Exercise prompt: Pictures excluded, return the lines below from the first through the line holding "(scaletag) at (570.5,77.5)".

Raw data:
__________

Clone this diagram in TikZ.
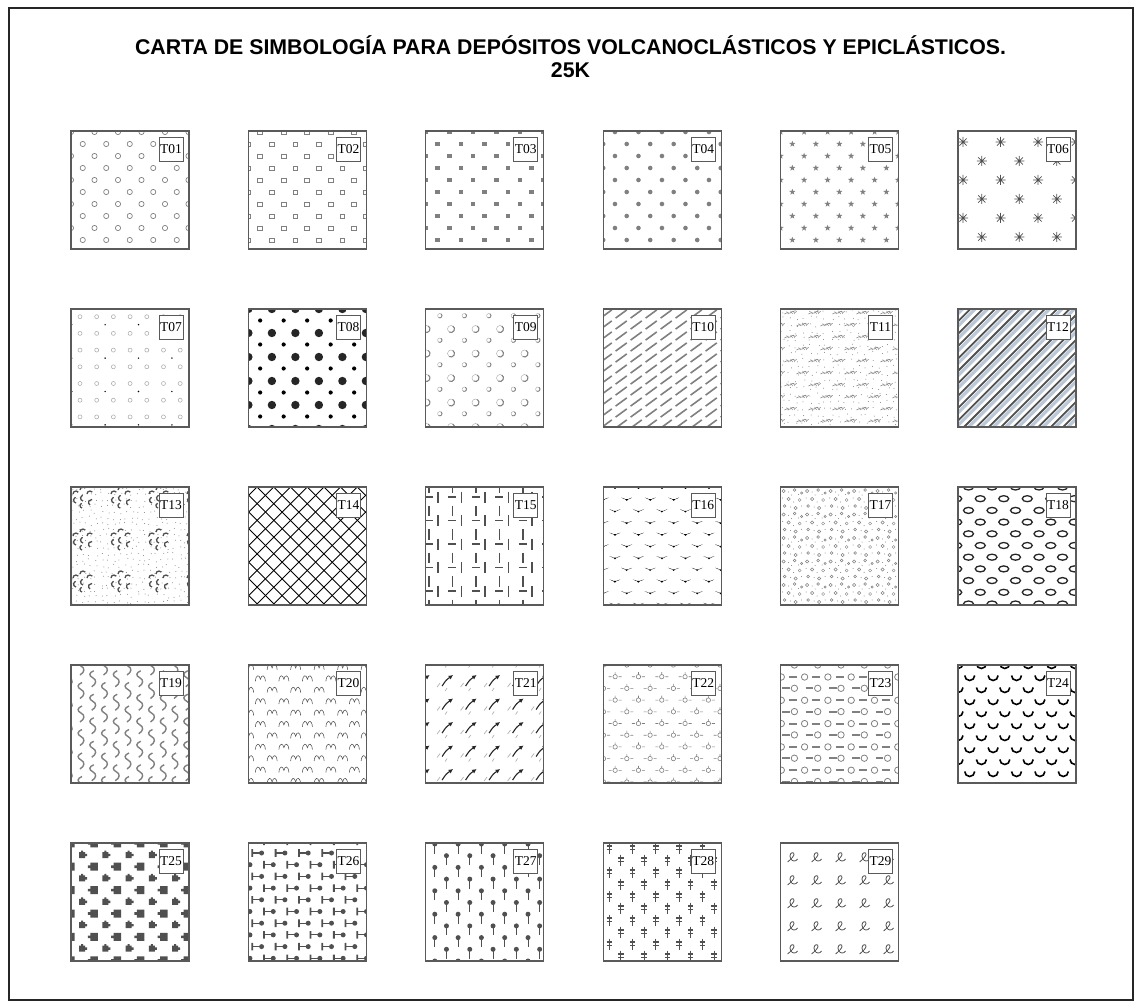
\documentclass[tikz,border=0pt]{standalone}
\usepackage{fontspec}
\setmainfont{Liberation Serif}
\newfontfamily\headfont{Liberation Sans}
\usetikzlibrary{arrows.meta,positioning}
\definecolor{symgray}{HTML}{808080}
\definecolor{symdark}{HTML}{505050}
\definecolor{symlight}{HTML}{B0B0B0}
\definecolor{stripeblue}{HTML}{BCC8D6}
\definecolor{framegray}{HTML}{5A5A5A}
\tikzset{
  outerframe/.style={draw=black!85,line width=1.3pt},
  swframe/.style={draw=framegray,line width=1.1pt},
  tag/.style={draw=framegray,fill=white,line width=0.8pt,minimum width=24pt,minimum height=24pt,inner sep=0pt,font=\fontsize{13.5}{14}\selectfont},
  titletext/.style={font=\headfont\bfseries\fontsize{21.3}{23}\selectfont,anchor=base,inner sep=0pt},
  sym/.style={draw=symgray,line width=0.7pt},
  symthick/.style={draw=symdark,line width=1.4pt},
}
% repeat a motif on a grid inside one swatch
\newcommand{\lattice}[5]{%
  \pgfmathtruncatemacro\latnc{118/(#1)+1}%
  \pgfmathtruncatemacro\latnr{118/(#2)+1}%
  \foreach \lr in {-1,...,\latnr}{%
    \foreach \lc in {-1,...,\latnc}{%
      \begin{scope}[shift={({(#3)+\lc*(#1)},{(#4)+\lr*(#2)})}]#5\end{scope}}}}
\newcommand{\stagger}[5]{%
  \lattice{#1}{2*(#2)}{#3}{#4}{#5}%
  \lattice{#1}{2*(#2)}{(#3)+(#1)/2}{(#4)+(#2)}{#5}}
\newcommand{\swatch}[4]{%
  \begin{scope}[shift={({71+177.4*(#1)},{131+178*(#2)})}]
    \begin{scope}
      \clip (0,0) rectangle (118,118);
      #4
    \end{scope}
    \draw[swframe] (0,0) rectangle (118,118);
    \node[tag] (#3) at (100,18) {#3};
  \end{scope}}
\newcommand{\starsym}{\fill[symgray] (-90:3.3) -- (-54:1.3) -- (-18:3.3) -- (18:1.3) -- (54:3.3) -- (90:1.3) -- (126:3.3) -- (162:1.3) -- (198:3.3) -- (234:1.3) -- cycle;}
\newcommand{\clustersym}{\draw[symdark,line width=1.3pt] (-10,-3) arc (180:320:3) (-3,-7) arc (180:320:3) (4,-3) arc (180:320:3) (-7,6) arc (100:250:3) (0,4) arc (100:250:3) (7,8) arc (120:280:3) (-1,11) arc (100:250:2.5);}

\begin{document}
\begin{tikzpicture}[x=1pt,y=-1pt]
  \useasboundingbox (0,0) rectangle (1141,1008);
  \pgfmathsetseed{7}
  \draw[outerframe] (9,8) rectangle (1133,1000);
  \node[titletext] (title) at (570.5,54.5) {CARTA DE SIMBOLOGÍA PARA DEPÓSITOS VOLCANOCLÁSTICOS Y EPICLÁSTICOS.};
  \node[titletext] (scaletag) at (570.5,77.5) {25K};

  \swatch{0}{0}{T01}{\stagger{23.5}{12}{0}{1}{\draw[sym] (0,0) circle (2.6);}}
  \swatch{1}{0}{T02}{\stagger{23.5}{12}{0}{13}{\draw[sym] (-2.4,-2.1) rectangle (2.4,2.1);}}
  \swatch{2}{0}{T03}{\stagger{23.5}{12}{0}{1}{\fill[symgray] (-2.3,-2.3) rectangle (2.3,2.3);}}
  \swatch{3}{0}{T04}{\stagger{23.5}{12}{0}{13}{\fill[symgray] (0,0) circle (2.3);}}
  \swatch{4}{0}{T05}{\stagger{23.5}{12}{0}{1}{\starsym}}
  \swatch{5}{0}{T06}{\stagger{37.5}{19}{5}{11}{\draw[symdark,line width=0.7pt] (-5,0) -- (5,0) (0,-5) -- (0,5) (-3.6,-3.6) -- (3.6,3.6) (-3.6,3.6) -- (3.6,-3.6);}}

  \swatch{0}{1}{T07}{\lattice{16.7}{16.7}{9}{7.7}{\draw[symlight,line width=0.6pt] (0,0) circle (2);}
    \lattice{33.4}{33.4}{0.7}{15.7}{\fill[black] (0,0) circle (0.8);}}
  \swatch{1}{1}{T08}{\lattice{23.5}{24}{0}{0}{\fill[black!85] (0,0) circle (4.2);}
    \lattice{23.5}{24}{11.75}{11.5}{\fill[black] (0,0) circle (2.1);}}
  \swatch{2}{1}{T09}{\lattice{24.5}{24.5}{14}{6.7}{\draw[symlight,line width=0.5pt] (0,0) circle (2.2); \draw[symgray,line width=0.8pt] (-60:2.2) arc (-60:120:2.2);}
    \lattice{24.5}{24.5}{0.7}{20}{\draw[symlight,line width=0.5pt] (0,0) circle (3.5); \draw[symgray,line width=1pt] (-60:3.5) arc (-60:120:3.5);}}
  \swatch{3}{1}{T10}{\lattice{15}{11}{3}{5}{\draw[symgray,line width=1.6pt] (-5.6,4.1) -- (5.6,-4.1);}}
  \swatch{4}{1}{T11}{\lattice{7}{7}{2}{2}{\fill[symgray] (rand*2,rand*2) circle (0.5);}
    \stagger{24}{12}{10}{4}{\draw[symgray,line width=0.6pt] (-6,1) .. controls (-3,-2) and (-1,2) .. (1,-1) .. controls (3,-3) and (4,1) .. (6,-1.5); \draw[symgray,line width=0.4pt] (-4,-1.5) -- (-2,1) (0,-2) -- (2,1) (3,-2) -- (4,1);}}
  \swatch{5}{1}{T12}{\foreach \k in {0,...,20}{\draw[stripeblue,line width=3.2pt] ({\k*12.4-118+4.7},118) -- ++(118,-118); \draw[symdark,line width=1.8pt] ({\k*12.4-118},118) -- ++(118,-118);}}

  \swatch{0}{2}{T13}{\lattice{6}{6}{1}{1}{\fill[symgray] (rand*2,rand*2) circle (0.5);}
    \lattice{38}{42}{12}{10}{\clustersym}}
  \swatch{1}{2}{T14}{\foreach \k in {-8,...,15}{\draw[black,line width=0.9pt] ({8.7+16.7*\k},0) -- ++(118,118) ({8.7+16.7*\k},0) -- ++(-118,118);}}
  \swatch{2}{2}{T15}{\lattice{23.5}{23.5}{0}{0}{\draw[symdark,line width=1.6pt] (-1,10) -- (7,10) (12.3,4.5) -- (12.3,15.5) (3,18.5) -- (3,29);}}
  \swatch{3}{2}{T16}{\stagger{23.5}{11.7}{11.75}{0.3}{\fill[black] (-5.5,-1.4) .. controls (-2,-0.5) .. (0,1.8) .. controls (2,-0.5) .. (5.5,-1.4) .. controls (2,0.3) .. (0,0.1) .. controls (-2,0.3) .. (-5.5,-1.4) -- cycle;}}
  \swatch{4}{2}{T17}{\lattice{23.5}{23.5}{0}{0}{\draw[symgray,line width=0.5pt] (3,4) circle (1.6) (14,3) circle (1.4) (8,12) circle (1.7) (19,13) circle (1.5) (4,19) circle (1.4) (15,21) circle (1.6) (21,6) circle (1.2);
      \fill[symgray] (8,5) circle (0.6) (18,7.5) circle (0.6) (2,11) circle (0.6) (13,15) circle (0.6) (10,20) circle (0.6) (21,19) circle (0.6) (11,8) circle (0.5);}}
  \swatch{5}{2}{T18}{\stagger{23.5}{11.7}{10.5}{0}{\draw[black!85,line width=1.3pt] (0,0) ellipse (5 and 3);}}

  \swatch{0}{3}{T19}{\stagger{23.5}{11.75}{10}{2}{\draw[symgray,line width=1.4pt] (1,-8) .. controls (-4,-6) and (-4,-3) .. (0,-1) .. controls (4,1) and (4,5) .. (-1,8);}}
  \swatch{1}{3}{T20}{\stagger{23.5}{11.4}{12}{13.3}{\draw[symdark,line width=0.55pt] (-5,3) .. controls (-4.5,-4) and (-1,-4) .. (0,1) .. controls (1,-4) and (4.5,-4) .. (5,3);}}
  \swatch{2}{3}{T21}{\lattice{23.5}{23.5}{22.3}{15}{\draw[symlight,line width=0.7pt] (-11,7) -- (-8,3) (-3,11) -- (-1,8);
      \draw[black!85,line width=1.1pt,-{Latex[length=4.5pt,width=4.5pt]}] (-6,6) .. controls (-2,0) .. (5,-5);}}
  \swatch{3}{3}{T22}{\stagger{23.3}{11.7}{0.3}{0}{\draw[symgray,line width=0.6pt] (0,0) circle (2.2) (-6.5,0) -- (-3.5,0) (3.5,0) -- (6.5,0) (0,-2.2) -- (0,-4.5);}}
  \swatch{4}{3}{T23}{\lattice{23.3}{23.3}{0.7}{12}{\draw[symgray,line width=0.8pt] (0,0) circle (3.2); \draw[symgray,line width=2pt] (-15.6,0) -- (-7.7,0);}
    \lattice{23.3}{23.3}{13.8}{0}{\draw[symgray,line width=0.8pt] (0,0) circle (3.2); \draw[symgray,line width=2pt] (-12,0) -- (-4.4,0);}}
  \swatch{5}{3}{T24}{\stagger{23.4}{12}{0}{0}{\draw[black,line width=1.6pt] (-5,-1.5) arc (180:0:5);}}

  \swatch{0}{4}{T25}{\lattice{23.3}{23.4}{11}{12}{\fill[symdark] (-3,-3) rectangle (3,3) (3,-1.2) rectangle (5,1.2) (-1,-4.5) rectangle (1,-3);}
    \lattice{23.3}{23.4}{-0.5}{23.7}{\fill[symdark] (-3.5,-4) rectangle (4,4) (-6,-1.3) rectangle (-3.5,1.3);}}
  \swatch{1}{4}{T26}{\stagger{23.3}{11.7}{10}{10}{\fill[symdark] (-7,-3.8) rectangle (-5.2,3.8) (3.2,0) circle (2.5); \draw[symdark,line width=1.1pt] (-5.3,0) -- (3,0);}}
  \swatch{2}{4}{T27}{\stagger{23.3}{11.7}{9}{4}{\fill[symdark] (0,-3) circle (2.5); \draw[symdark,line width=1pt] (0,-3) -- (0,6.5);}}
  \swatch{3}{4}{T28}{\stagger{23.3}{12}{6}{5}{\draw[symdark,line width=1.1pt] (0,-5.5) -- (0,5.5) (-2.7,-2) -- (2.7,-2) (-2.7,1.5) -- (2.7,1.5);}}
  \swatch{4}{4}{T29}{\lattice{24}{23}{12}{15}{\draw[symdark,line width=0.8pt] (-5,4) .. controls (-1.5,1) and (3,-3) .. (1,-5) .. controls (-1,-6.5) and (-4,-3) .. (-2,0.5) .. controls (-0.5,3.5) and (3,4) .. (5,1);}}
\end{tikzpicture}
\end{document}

__________

Solution for this task:
Clone this diagram in TikZ.
\documentclass[tikz,border=0pt]{standalone}
\usepackage{fontspec}
\setmainfont{Liberation Serif}
\newfontfamily\headfont{Liberation Sans}
\usetikzlibrary{arrows.meta,positioning}
\definecolor{symgray}{HTML}{808080}
\definecolor{symdark}{HTML}{505050}
\definecolor{symlight}{HTML}{B0B0B0}
\definecolor{stripeblue}{HTML}{BCC8D6}
\definecolor{framegray}{HTML}{5A5A5A}
\tikzset{
  outerframe/.style={draw=black!85,line width=1.3pt},
  swframe/.style={draw=framegray,line width=1.1pt},
  tag/.style={draw=framegray,fill=white,line width=0.8pt,minimum width=24pt,minimum height=24pt,inner sep=0pt,font=\fontsize{13.5}{14}\selectfont},
  titletext/.style={font=\headfont\bfseries\fontsize{21.3}{23}\selectfont,anchor=base,inner sep=0pt},
  sym/.style={draw=symgray,line width=0.7pt},
  symthick/.style={draw=symdark,line width=1.4pt},
}
% repeat a motif on a grid inside one swatch
\newcommand{\lattice}[5]{%
  \pgfmathtruncatemacro\latnc{118/(#1)+1}%
  \pgfmathtruncatemacro\latnr{118/(#2)+1}%
  \foreach \lr in {-1,...,\latnr}{%
    \foreach \lc in {-1,...,\latnc}{%
      \begin{scope}[shift={({(#3)+\lc*(#1)},{(#4)+\lr*(#2)})}]#5\end{scope}}}}
\newcommand{\stagger}[5]{%
  \lattice{#1}{2*(#2)}{#3}{#4}{#5}%
  \lattice{#1}{2*(#2)}{(#3)+(#1)/2}{(#4)+(#2)}{#5}}
\newcommand{\swatch}[4]{%
  \begin{scope}[shift={({71+177.4*(#1)},{131+178*(#2)})}]
    \begin{scope}
      \clip (0,0) rectangle (118,118);
      #4
    \end{scope}
    \draw[swframe] (0,0) rectangle (118,118);
    \node[tag] (#3) at (100,18) {#3};
  \end{scope}}
\newcommand{\starsym}{\fill[symgray] (-90:3.3) -- (-54:1.3) -- (-18:3.3) -- (18:1.3) -- (54:3.3) -- (90:1.3) -- (126:3.3) -- (162:1.3) -- (198:3.3) -- (234:1.3) -- cycle;}
\newcommand{\clustersym}{\draw[symdark,line width=1.3pt] (-10,-3) arc (180:320:3) (-3,-7) arc (180:320:3) (4,-3) arc (180:320:3) (-7,6) arc (100:250:3) (0,4) arc (100:250:3) (7,8) arc (120:280:3) (-1,11) arc (100:250:2.5);}

\begin{document}
\begin{tikzpicture}[x=1pt,y=-1pt]
  \useasboundingbox (0,0) rectangle (1141,1008);
  \pgfmathsetseed{7}
  \draw[outerframe] (9,8) rectangle (1133,1000);
  \node[titletext] (title) at (570.5,54.5) {CARTA DE SIMBOLOGÍA PARA DEPÓSITOS VOLCANOCLÁSTICOS Y EPICLÁSTICOS.};
  \node[titletext] (scaletag) at (570.5,77.5) {25K};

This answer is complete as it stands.